Iran may look to Montazeri to fill Khomeini's shoes

''You are the fruit of my life,'' Ayatollah Khomeini once told Hossein Ali Montazeri, who was his student. Now Ayatollah Montazeri is considered the likely heir to Khomeini's position as Iran's ''spiritual guide.'' Five years after the establishment of the Islamic Republic, the 61-year-old Montazeri is emerging as one of its most articulate leaders.

Residents of Qom, a holy city 90 miles south of Tehran, are used to seeing this grizzly-bearded professor of Islamic law every day on his way to the Elmieh Theological School. Montazeri frequently receives visitors from all over the country.

Montazeri's speeches tend to be more logical and straightforward than those of other revolutionary mullahs. He also tends to deal with concrete problems, while Khomeini confines himself more and more to religious issues.

''Punishing someone who is not guilty is worse than leaving a crime unpunished,'' Montazeri reminded a group of revolutionary judges recently. He was referring to the jailing and execution of innocent people.

A few weeks later he asked the Cabinet to pay more attention to Iran's raging inflation and deplored the fact that ''qualified people had been laid off after having been tested on futile questions.'' He was alluding to the tests of knowledge of the Koran organized by some government ministries and state-owned companies. This statement sharply opposed revolutionary theories that stress that a person's religious faith is more important than his manual and intellectual capacities.

A few weeks ago the Iraqis bombarded an Iranian border town. This was described by most Iranian leaders as ''a new crime of American imperialism.'' But Montazeri candidly pointed out that the missiles were made in the Soviet Union.

Nevertheless, top government officials would like to see him succeed Khomeini. Some opponents of the regime say Montazeri is a threat to Khomeini's power, but so far this charge has proved untrue. Montazeri fully supports the principle of having a religious guide for the nation. He backs all revolutionary institutions created since 1979. He shares Khomeini's strong anti-American views. And he believes Iraqi President Saddam Hussein should be overthrown, one of Iran's goals in the war with Iraq.
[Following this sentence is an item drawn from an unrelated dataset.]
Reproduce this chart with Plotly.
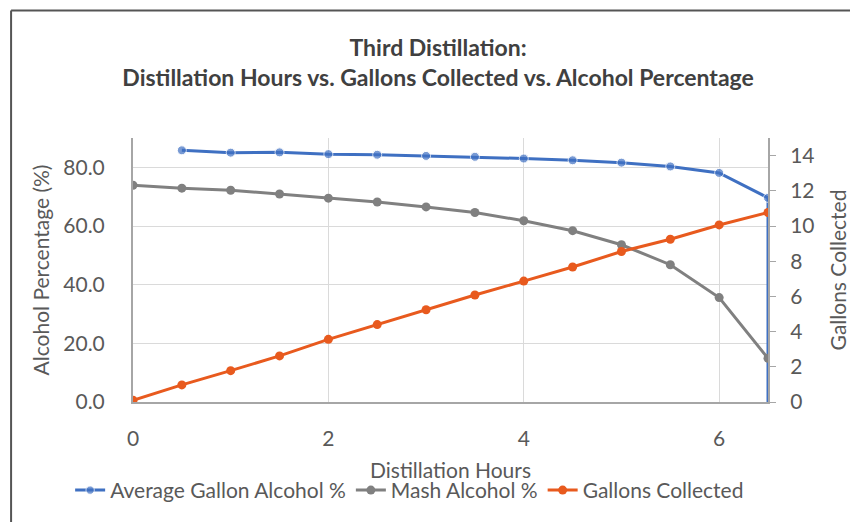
import plotly.graph_objects as go

# distillation hours
hours = [0, 0.5, 1, 1.5, 2, 2.5, 3, 3.5, 4, 4.5, 5, 5.5, 6, 6.5]

# average gallon alcohol % (starts at 0.5 h, drops to 0 at end of run)
avg_hours = [0.5, 1, 1.5, 2, 2.5, 3, 3.5, 4, 4.5, 5, 5.5, 6, 6.5, 6.5]
avg_alcohol = [85.8, 85.0, 85.1, 84.5, 84.3, 83.9, 83.6, 83.0, 82.4, 81.6, 80.3, 78.1, 69.6, 0]

# mash alcohol %
mash_alcohol = [73.9, 72.9, 72.2, 70.9, 69.5, 68.2, 66.5, 64.6, 61.8, 58.4, 53.6, 46.8, 35.6, 14.9]

# gallons collected (right axis)
gallons = [0.1, 0.97, 1.78, 2.62, 3.56, 4.4, 5.24, 6.08, 6.87, 7.67, 8.55, 9.25, 10.06, 10.77]

BLUE = "#3F70C2"
GRAY = "#808080"
ORANGE = "#E85A1E"
TXT = "#595959"
FONT = "Lato"

fig = go.Figure()

fig.add_trace(go.Scatter(
    x=avg_hours, y=avg_alcohol, mode="lines+markers",
    name="Average Gallon Alcohol %",
    line={"color": BLUE, "width": 3},
    marker={"size": [9] * (len(avg_hours) - 1) + [0], "color": BLUE},
))
fig.add_trace(go.Scatter(
    x=hours, y=mash_alcohol, mode="lines+markers",
    name="Mash Alcohol %",
    line={"color": GRAY, "width": 3},
    marker={"size": 9, "color": GRAY},
))
fig.add_trace(go.Scatter(
    x=hours, y=gallons, mode="lines+markers",
    name="Gallons Collected",
    line={"color": ORANGE, "width": 3},
    marker={"size": 9, "color": ORANGE},
    yaxis="y2",
))

# chart frame (top and left edges visible in the source)
fig.add_shape(type="line", xref="paper", yref="paper",
              x0=-0.192, x1=1.3, y0=1.483, y1=1.483,
              line={"color": "#555555", "width": 2})
fig.add_shape(type="line", xref="paper", yref="paper",
              x0=-0.192, x1=-0.192, y0=1.483, y1=-0.5,
              line={"color": "#555555", "width": 2})

# page body has an 8px margin, so the figure is 8px smaller and offsets shrink
fig.update_layout(
    width=850, height=514,
    margin={"l": 125, "r": 90, "t": 130, "b": 119},
    paper_bgcolor="white", plot_bgcolor="white",
    font={"family": FONT, "color": TXT, "size": 20},
    title={
        "text": "<b>Third Distillation:<br>Distillation Hours vs. Gallons Collected vs. Alcohol Percentage</b>",
        "x": 0.506, "xanchor": "center", "y": 0.906, "yanchor": "middle",
        "font": {"family": FONT, "size": 23, "color": "#404040"},
    },
    xaxis={
        "range": [0, 6.5], "tick0": 0, "dtick": 2,
        "showgrid": True, "gridcolor": "#DADADA", "gridwidth": 1,
        "zeroline": False, "showline": True, "linecolor": "#A6A6A6", "linewidth": 2,
        "tickfont": {"size": 21}, "ticklabelstandoff": 17,
        "title": {"text": "Distillation Hours", "font": {"size": 21}, "standoff": 14},
    },
    yaxis={
        "range": [0, 90], "tick0": 0, "dtick": 20, "tickformat": ".1f",
        "showgrid": True, "gridcolor": "#DADADA", "gridwidth": 1,
        "zeroline": False, "showline": True, "linecolor": "#A6A6A6", "linewidth": 2,
        "tickfont": {"size": 21}, "ticklabelstandoff": 22,
        "title": {"text": "Alcohol Percentage (%)", "font": {"size": 21}, "standoff": 8},
    },
    yaxis2={
        "range": [0, 15], "tick0": 0, "dtick": 2, "overlaying": "y", "side": "right",
        "showgrid": False, "zeroline": False,
        "showline": True, "linecolor": "#A6A6A6", "linewidth": 2,
        "ticks": "outside", "ticklen": 6, "tickcolor": "#A6A6A6",
        "tickfont": {"size": 21}, "ticklabelstandoff": 10,
        "title": {"text": "Gallons Collected", "font": {"size": 21}, "standoff": 18},
    },
    legend={
        "orientation": "h", "x": -0.099, "xanchor": "left",
        "y": -0.33, "yanchor": "middle",
        "font": {"size": 21}, "itemwidth": 30, "tracegroupgap": 0,
        "bgcolor": "rgba(0,0,0,0)",
    },
    showlegend=True,
)

fig.write_html("out.html")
When Khomeini dies, Iran's religious assembly will choose a successor. If it cannot agree on one person, it will elect a council of three to five mullahs. If Montazeri is not chosen as the sole guide, he is at least certain to be named a member of the council.

Montazeri has long been closely linked with the fight to establish an Islamic republic in Iran. On June 5, 1963, the Shah ordered the Army to fire onto a crowd that had assembled near Tehran bazaar to protest the arrest of a little known ayatollah who had made an anti-imperial and anti-American speech.

That ayatollah was Khomeini. Montazeri, one of his active supporters, was jailed for a few months a few weeks later. Between 1963 and 1978, Montazeri had only brief periods of freedom, spending most of his time either in jail or in internal exile.

A few months before the Shah was overthrown in February 1979, the imperial authorities released Montazeri from jail. He immediately flew to France to renew his allegiance to Ayatollah Khomeini, who was in exile in a tiny village near Paris.

''Ayatollah Khomeini taught me everything,'' he told a group of journalists at the time.

When the imperial regime crumbled, both ayatollahs put their theories on the theocratic republic into practice. Khomeini became the spiritual guide. And Montazeri, although at first not given an influential position because of poor health, later presided over the constituent assembly that wrote the new constitution.

At that time Western observers considered Montazeri a low-key revolutionary leader. In his Friday prayer sermons he echoed Khomeini's ideas. He was known for his grandiloquent rhetoric on the export of the Islamic revolution. Opponents charged that he suffered from early senility. But those close to him relentlessly repeated that he needed rest and was only handicapped by minor memory problems because of ''the tortures he endured in the imperial jails.''

The somewhat extravagant behavior of his son also hurt his image. Muhammad Montazeri, a young clergyman in his 30s, paraded around Tehran with a highly visible armed escort. Nicknamed Hojatolislam Ringo by his opponents, the junior Montazeri allegedly carried handguns under his robe. Early in 1980 he was assassinated in Lebanon while on a trip with a contingent of Iranian Revolutionary Guards.

Rumors that the senior Montazeri was Khomeini's heir apparent first began to circulate in Tehran in the spring of 1980, a few weeks after Khomeini suffered a severe heart attack. Throughout the hostage crisis and the feud between President Abolhassan Bani-Sadr and the clergy, Montazeri kept a low profile.

In November 1982 the Iranian government started to prepare for the election of the religious assembly. At the same time Montazeri reappeared in newspaper headlines. Journalists referred to him as the ''grand ayatollah'' and emphasized the ''guidelines'' he issued to his visitors. Nowadays one cannot read an Iranian newspaper without seeing Montazeri's name.